求龍社刊『静かな奇譚』は現在も新刊で入手できます。税込価格3300円です。
そのほか、
画集『長谷川潾二郎』小柳玲子企画編集(岩崎美術社「夢人館」シリーズ第4巻/1990) 
図録『長谷川潾二郎展』榊原悟監修(岡崎市美術博物館/2016)
以上2冊が刊行されています。いずれも絶版ですので古本で探すことになります。
画業以外の文章については、随想の幾篇かは『静かな奇譚』に収録されていますが、探偵小説となると元から作品数が少ないということもあり(10篇前後?)、単行本にはなっていません。
画家にとって文筆活動のほうはあくまでも余技であったようです。
しかしそうは言っても、このまま散逸させてしまうのは何とも惜しいです。
随想、制作ノート、地味井平造名義の探偵小説など、これらをすべて収録した『長谷川潾二郎全文集』が出版されないかと待ち望んでいるのですが……。

『静かな奇譚』の代わりに「今日の1冊」は『旅の絵本』に登場願いました。
もちろん代役と言っては失礼になります。
普段は利用しない路線に乗って、少し遠出をした日の古本屋で、この『旅の絵本』は、好適な買い物でした。

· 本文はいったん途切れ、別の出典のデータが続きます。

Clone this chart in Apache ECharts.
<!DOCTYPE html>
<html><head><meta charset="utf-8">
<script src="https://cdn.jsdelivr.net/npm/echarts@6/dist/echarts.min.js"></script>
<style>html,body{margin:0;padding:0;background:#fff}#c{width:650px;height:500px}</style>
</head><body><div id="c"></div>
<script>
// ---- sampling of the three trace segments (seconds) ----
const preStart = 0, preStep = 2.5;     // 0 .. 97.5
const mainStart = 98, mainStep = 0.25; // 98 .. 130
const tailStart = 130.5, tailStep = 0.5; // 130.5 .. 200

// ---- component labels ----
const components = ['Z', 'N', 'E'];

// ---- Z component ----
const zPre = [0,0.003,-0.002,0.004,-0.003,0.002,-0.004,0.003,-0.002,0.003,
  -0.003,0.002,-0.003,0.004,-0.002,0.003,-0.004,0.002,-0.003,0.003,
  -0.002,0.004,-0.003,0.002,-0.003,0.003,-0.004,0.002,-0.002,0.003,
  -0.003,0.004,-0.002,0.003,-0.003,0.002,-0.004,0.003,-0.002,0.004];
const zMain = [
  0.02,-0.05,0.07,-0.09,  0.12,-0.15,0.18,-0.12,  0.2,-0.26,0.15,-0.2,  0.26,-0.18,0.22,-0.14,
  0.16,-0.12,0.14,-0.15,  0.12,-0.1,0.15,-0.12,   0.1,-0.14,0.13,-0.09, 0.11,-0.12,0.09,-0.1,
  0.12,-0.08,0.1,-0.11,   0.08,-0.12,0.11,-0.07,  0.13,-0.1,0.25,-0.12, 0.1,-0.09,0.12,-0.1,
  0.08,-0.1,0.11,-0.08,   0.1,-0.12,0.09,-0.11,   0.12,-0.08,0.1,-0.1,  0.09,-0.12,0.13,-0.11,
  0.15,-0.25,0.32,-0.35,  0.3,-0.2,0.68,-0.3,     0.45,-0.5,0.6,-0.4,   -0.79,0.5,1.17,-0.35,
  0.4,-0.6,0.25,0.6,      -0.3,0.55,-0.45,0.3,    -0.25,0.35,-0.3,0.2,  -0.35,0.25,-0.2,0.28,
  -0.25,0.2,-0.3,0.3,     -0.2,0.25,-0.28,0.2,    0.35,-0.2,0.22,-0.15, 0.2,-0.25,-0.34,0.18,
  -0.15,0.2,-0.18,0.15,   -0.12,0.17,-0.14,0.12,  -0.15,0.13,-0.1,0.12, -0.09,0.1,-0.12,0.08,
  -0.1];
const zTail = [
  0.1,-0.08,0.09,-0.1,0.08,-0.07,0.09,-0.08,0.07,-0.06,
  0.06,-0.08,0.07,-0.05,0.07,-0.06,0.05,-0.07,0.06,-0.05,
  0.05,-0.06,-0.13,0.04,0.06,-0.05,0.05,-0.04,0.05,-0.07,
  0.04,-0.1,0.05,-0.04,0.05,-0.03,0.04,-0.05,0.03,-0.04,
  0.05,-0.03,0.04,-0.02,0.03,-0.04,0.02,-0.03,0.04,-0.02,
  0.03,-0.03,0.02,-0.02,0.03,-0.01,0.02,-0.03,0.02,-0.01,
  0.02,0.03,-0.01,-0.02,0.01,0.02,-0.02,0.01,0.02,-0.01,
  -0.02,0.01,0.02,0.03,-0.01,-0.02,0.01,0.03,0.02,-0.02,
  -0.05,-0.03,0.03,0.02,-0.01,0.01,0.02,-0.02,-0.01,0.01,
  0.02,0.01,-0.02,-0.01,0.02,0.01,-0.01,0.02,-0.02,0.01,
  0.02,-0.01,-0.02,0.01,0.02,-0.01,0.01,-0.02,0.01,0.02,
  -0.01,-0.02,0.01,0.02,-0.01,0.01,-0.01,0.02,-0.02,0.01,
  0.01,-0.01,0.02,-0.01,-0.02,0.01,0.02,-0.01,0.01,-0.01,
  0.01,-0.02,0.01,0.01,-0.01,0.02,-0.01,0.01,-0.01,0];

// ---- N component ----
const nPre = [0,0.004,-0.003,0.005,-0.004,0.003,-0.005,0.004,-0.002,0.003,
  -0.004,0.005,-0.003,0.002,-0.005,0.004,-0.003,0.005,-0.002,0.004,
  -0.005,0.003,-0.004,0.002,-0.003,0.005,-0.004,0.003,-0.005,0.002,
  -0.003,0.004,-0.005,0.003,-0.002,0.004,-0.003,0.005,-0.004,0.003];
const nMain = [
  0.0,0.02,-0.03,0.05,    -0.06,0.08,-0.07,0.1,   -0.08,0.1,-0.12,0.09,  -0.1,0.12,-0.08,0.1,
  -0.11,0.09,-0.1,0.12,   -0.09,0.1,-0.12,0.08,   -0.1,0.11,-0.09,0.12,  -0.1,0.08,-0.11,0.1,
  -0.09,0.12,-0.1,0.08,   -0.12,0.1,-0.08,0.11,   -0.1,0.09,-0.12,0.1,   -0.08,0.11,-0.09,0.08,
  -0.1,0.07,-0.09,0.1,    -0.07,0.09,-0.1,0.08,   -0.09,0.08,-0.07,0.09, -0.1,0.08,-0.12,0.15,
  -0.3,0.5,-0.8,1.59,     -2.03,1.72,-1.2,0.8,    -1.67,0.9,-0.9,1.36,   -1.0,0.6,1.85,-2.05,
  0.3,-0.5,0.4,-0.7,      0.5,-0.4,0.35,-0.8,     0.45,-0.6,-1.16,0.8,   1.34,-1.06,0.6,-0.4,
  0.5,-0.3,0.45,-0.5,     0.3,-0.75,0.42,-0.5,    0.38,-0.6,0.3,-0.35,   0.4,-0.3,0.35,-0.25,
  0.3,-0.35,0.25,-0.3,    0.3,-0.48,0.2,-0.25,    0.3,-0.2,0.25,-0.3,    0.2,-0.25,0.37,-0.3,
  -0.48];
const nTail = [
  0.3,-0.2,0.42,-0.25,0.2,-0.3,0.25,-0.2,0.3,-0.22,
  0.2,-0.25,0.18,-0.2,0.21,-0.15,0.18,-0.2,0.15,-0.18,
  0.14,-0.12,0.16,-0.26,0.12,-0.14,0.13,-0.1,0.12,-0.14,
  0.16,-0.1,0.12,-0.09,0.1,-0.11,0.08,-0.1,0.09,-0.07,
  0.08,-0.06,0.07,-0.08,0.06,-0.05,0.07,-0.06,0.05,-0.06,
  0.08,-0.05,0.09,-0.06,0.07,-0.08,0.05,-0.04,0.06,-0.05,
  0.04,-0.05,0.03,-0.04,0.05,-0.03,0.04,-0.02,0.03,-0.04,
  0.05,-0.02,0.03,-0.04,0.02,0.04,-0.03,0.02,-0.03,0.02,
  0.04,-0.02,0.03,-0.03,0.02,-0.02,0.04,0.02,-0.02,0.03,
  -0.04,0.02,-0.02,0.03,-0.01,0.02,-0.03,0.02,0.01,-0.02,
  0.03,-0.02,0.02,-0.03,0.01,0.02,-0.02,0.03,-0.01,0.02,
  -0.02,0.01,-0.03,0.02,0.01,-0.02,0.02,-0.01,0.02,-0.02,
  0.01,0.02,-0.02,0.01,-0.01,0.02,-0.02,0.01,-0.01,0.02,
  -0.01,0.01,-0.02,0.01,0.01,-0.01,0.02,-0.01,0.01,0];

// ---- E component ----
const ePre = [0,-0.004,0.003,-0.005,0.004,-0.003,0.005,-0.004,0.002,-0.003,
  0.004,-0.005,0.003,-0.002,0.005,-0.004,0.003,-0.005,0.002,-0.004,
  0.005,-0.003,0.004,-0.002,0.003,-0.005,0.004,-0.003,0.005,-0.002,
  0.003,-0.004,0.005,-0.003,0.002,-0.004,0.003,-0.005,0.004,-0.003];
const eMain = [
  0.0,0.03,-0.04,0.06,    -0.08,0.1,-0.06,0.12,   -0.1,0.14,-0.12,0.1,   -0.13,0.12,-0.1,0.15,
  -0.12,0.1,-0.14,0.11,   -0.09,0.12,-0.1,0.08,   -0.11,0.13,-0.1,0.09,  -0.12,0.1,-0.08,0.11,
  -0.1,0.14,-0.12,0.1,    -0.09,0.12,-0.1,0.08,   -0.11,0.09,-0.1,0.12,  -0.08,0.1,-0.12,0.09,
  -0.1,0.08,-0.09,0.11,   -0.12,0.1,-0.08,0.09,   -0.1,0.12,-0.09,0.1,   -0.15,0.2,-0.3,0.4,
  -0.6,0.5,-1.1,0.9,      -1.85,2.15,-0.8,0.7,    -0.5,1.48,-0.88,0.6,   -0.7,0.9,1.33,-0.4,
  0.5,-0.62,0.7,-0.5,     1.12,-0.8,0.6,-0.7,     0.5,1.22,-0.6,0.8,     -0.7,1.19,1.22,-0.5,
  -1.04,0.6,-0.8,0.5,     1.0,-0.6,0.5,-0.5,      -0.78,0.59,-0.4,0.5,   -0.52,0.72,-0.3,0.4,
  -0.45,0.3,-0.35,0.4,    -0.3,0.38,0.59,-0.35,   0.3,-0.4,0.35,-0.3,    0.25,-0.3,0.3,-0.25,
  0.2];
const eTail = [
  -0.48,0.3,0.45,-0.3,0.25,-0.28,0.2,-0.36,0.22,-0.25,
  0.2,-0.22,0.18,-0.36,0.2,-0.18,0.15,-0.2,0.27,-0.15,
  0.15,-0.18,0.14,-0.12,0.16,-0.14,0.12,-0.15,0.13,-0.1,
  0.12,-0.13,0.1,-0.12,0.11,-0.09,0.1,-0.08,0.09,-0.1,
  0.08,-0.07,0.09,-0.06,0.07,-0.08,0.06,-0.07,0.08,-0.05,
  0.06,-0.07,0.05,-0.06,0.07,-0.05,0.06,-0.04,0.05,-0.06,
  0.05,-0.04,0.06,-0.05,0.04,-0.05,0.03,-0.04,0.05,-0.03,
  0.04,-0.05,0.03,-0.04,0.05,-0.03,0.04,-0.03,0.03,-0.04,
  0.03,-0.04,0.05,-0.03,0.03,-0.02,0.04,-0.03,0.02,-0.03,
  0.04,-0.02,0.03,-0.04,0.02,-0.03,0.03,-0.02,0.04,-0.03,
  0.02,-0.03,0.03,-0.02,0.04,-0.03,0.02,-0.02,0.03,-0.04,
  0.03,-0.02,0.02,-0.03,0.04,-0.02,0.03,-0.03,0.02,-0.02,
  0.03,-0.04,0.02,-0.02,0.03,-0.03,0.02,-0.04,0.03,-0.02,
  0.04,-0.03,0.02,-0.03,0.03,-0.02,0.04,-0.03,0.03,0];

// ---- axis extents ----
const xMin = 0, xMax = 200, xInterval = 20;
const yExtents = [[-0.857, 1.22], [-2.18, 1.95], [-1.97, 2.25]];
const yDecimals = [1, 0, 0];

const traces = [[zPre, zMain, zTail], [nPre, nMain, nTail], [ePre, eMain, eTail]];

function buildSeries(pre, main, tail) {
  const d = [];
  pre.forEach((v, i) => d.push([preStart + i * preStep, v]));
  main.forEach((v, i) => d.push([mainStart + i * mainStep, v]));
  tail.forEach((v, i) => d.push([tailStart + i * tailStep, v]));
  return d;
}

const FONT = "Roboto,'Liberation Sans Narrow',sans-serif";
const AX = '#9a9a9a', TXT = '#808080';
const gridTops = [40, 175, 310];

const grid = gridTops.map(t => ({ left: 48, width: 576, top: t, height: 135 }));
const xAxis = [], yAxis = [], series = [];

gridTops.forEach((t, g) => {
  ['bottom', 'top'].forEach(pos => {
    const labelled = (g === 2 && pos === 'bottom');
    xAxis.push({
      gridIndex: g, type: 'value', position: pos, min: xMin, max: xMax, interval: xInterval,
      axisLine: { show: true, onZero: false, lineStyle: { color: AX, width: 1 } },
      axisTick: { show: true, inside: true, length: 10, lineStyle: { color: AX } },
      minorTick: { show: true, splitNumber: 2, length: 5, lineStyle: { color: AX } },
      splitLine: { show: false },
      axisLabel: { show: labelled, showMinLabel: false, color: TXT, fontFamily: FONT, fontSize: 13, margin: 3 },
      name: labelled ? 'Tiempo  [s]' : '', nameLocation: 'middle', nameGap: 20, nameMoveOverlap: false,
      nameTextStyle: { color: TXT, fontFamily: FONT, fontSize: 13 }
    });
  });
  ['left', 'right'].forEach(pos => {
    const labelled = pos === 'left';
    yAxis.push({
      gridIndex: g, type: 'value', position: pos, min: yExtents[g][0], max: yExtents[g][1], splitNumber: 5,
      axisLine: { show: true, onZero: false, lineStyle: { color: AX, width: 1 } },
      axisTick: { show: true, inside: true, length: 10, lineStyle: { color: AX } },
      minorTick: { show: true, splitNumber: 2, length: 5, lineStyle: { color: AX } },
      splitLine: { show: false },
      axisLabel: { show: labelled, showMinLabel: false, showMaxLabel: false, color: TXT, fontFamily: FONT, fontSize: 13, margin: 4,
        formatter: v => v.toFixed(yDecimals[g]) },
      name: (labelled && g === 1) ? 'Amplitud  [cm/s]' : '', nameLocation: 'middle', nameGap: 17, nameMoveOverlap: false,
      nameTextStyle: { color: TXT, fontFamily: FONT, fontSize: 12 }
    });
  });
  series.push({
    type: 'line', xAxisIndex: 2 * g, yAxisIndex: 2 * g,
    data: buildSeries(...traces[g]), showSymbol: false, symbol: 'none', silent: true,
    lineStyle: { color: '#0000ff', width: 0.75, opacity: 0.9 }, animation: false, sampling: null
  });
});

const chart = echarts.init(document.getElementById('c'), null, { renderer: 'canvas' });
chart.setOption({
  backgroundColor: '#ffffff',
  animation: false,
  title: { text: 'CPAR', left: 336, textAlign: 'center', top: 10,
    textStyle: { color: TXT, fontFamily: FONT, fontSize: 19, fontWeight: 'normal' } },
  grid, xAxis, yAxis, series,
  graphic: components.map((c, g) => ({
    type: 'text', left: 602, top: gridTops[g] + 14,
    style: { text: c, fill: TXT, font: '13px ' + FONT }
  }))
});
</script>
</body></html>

歩きまわった古本屋さんのその後を簡単にまとめておきます。
【平塚】
「リ・ボン館」閉店。
「萬葉堂書店」2017年9月30日店舗閉店。通販のみの事務所営業へ。
【藤沢】
「湘南堂ブックサーカス」閉店。
「聖智文庫」店舗閉店、事務所営業へ移行。南部古書会館(五反田)の即売展に参加されています。
「ふれあいの店」閉店。
「ぽんぽん船」閉店。

萬葉堂書店以外のお店の閉店時期は不詳です。
また、この日は辿り着けなかった「祥書房」も、移転して現在は事務所営業のみです。ひょっとすると当時すでに移転したあとだったのかもしれないと考えられなくもないのですが、詳細不明です。
ついでながら、中央シネマとあるのは、正しくは「フジサワ中央」です。当時は藤沢市で唯一の映画館だったとのことですが、この日の3か月後、2010年8月31日で閉館となってしまったそうです。
十年一昔……。移り変わるのは仕方ありませんけれど、それでも、
「太虚堂書店藤沢駅北口店」
「光書房」
「ブックオフ藤沢駅北口店」
有隣堂5階の古書売場「リブックス藤沢店」
以上の4店は現在も営業しています。